• **Stored rows**:
┌──
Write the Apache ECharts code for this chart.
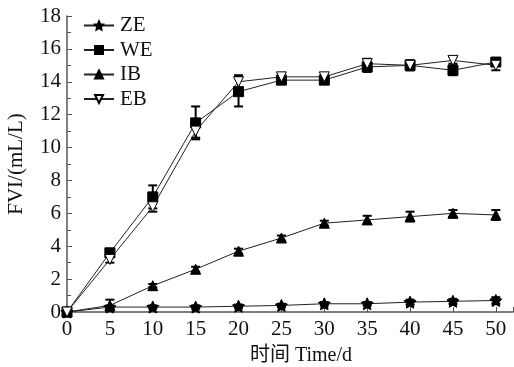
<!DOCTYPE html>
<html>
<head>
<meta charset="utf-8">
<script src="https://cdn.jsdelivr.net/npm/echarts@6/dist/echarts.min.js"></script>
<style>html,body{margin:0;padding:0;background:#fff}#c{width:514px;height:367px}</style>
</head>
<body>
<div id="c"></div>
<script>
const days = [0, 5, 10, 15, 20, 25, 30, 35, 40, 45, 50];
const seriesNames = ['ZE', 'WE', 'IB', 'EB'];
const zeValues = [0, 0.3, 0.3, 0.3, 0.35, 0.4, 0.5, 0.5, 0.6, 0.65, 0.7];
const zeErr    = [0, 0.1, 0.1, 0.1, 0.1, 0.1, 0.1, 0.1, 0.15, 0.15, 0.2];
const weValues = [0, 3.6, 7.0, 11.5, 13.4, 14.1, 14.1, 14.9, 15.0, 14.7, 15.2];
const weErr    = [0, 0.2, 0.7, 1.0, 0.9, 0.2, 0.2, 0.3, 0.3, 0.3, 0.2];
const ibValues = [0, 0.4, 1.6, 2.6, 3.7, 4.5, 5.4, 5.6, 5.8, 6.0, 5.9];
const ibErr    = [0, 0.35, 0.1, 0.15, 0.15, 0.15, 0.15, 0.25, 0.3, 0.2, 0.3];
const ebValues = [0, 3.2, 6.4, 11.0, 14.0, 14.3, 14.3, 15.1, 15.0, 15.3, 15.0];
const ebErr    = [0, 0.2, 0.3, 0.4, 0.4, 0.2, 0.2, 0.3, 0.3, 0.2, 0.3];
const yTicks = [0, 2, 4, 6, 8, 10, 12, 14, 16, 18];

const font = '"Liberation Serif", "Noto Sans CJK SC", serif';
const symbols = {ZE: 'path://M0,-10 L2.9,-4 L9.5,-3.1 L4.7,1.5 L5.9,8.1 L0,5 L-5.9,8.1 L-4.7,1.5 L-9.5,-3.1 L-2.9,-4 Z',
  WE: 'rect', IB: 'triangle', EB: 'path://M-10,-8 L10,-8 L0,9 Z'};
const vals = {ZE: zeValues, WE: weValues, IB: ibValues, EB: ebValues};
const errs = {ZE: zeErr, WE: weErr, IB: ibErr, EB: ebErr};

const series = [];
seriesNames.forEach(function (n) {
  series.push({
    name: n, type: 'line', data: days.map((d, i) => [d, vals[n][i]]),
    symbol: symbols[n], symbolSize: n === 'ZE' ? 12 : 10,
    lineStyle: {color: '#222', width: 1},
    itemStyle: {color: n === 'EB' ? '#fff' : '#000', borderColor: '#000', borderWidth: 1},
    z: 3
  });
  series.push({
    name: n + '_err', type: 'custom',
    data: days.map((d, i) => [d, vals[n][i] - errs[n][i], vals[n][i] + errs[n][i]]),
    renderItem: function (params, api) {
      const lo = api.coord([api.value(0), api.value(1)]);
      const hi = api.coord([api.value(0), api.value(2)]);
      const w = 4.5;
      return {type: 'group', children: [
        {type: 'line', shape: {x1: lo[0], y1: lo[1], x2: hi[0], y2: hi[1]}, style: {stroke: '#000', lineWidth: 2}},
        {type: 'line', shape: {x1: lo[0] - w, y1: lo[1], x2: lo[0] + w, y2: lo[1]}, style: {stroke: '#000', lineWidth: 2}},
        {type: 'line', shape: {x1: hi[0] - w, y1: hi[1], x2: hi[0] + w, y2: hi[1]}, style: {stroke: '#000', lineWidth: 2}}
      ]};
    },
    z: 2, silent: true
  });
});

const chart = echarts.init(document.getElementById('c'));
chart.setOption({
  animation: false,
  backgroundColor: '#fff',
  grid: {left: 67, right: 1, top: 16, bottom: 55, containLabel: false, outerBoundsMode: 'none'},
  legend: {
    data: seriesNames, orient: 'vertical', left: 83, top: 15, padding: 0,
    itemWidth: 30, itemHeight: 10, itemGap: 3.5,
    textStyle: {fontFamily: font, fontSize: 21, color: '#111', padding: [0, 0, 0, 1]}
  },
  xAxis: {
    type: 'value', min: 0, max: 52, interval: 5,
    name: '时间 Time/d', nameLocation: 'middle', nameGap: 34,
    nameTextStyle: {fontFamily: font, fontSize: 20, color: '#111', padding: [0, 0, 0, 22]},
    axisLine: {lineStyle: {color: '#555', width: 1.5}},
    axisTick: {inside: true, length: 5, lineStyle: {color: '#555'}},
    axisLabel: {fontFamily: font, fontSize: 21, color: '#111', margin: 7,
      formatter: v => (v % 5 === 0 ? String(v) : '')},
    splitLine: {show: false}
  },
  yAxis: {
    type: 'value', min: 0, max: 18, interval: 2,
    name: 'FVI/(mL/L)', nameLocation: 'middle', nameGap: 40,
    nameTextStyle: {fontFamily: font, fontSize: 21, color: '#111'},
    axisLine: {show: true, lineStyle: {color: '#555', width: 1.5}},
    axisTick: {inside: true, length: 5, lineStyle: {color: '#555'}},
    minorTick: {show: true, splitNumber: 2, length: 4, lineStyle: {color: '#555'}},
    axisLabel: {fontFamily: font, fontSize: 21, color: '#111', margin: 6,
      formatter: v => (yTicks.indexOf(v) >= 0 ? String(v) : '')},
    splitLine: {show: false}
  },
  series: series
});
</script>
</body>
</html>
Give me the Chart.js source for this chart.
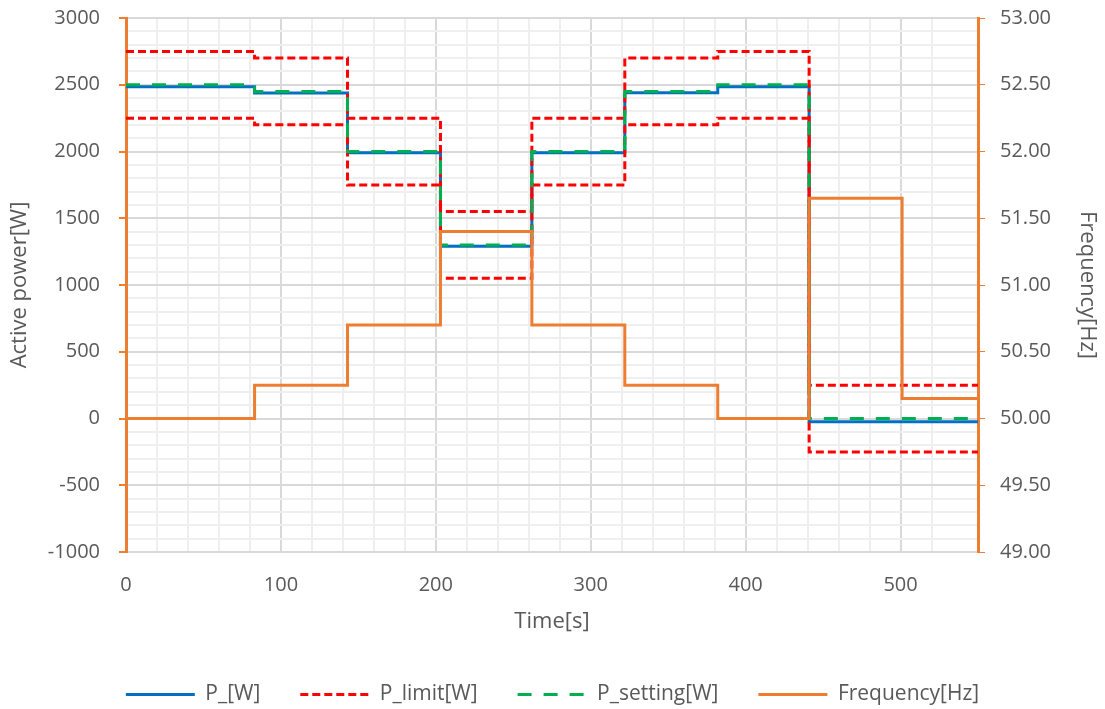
└──
• **Work to complete**:
Leaving out the pictures, repeat the data above exactly.

• **Response to the task**:
Write the Apache ECharts code for this chart.
<!DOCTYPE html>
<html>
<head>
<meta charset="utf-8">
<script src="https://cdn.jsdelivr.net/npm/echarts@6/dist/echarts.min.js"></script>
<style>html,body{margin:0;padding:0;background:#fff}#c{width:514px;height:367px}</style>
</head>
<body>
<div id="c"></div>
<script>
const days = [0, 5, 10, 15, 20, 25, 30, 35, 40, 45, 50];
const seriesNames = ['ZE', 'WE', 'IB', 'EB'];
const zeValues = [0, 0.3, 0.3, 0.3, 0.35, 0.4, 0.5, 0.5, 0.6, 0.65, 0.7];
const zeErr    = [0, 0.1, 0.1, 0.1, 0.1, 0.1, 0.1, 0.1, 0.15, 0.15, 0.2];
const weValues = [0, 3.6, 7.0, 11.5, 13.4, 14.1, 14.1, 14.9, 15.0, 14.7, 15.2];
const weErr    = [0, 0.2, 0.7, 1.0, 0.9, 0.2, 0.2, 0.3, 0.3, 0.3, 0.2];
const ibValues = [0, 0.4, 1.6, 2.6, 3.7, 4.5, 5.4, 5.6, 5.8, 6.0, 5.9];
const ibErr    = [0, 0.35, 0.1, 0.15, 0.15, 0.15, 0.15, 0.25, 0.3, 0.2, 0.3];
const ebValues = [0, 3.2, 6.4, 11.0, 14.0, 14.3, 14.3, 15.1, 15.0, 15.3, 15.0];
const ebErr    = [0, 0.2, 0.3, 0.4, 0.4, 0.2, 0.2, 0.3, 0.3, 0.2, 0.3];
const yTicks = [0, 2, 4, 6, 8, 10, 12, 14, 16, 18];

const font = '"Liberation Serif", "Noto Sans CJK SC", serif';
const symbols = {ZE: 'path://M0,-10 L2.9,-4 L9.5,-3.1 L4.7,1.5 L5.9,8.1 L0,5 L-5.9,8.1 L-4.7,1.5 L-9.5,-3.1 L-2.9,-4 Z',
  WE: 'rect', IB: 'triangle', EB: 'path://M-10,-8 L10,-8 L0,9 Z'};
const vals = {ZE: zeValues, WE: weValues, IB: ibValues, EB: ebValues};
const errs = {ZE: zeErr, WE: weErr, IB: ibErr, EB: ebErr};

const series = [];
seriesNames.forEach(function (n) {
  series.push({
    name: n, type: 'line', data: days.map((d, i) => [d, vals[n][i]]),
    symbol: symbols[n], symbolSize: n === 'ZE' ? 12 : 10,
    lineStyle: {color: '#222', width: 1},
    itemStyle: {color: n === 'EB' ? '#fff' : '#000', borderColor: '#000', borderWidth: 1},
    z: 3
  });
  series.push({
    name: n + '_err', type: 'custom',
    data: days.map((d, i) => [d, vals[n][i] - errs[n][i], vals[n][i] + errs[n][i]]),
    renderItem: function (params, api) {
      const lo = api.coord([api.value(0), api.value(1)]);
      const hi = api.coord([api.value(0), api.value(2)]);
      const w = 4.5;
      return {type: 'group', children: [
        {type: 'line', shape: {x1: lo[0], y1: lo[1], x2: hi[0], y2: hi[1]}, style: {stroke: '#000', lineWidth: 2}},
        {type: 'line', shape: {x1: lo[0] - w, y1: lo[1], x2: lo[0] + w, y2: lo[1]}, style: {stroke: '#000', lineWidth: 2}},
        {type: 'line', shape: {x1: hi[0] - w, y1: hi[1], x2: hi[0] + w, y2: hi[1]}, style: {stroke: '#000', lineWidth: 2}}
      ]};
    },
    z: 2, silent: true
  });
});

const chart = echarts.init(document.getElementById('c'));
chart.setOption({
  animation: false,
  backgroundColor: '#fff',
  grid: {left: 67, right: 1, top: 16, bottom: 55, containLabel: false, outerBoundsMode: 'none'},
  legend: {
    data: seriesNames, orient: 'vertical', left: 83, top: 15, padding: 0,
    itemWidth: 30, itemHeight: 10, itemGap: 3.5,
    textStyle: {fontFamily: font, fontSize: 21, color: '#111', padding: [0, 0, 0, 1]}
  },
  xAxis: {
    type: 'value', min: 0, max: 52, interval: 5,
    name: '时间 Time/d', nameLocation: 'middle', nameGap: 34,
    nameTextStyle: {fontFamily: font, fontSize: 20, color: '#111', padding: [0, 0, 0, 22]},
    axisLine: {lineStyle: {color: '#555', width: 1.5}},
    axisTick: {inside: true, length: 5, lineStyle: {color: '#555'}},
    axisLabel: {fontFamily: font, fontSize: 21, color: '#111', margin: 7,
      formatter: v => (v % 5 === 0 ? String(v) : '')},
    splitLine: {show: false}
  },
  yAxis: {
    type: 'value', min: 0, max: 18, interval: 2,
    name: 'FVI/(mL/L)', nameLocation: 'middle', nameGap: 40,
    nameTextStyle: {fontFamily: font, fontSize: 21, color: '#111'},
    axisLine: {show: true, lineStyle: {color: '#555', width: 1.5}},
    axisTick: {inside: true, length: 5, lineStyle: {color: '#555'}},
    minorTick: {show: true, splitNumber: 2, length: 4, lineStyle: {color: '#555'}},
    axisLabel: {fontFamily: font, fontSize: 21, color: '#111', margin: 6,
      formatter: v => (yTicks.indexOf(v) >= 0 ? String(v) : '')},
    splitLine: {show: false}
  },
  series: series
});
</script>
</body>
</html>
Give me the Chart.js source for this chart.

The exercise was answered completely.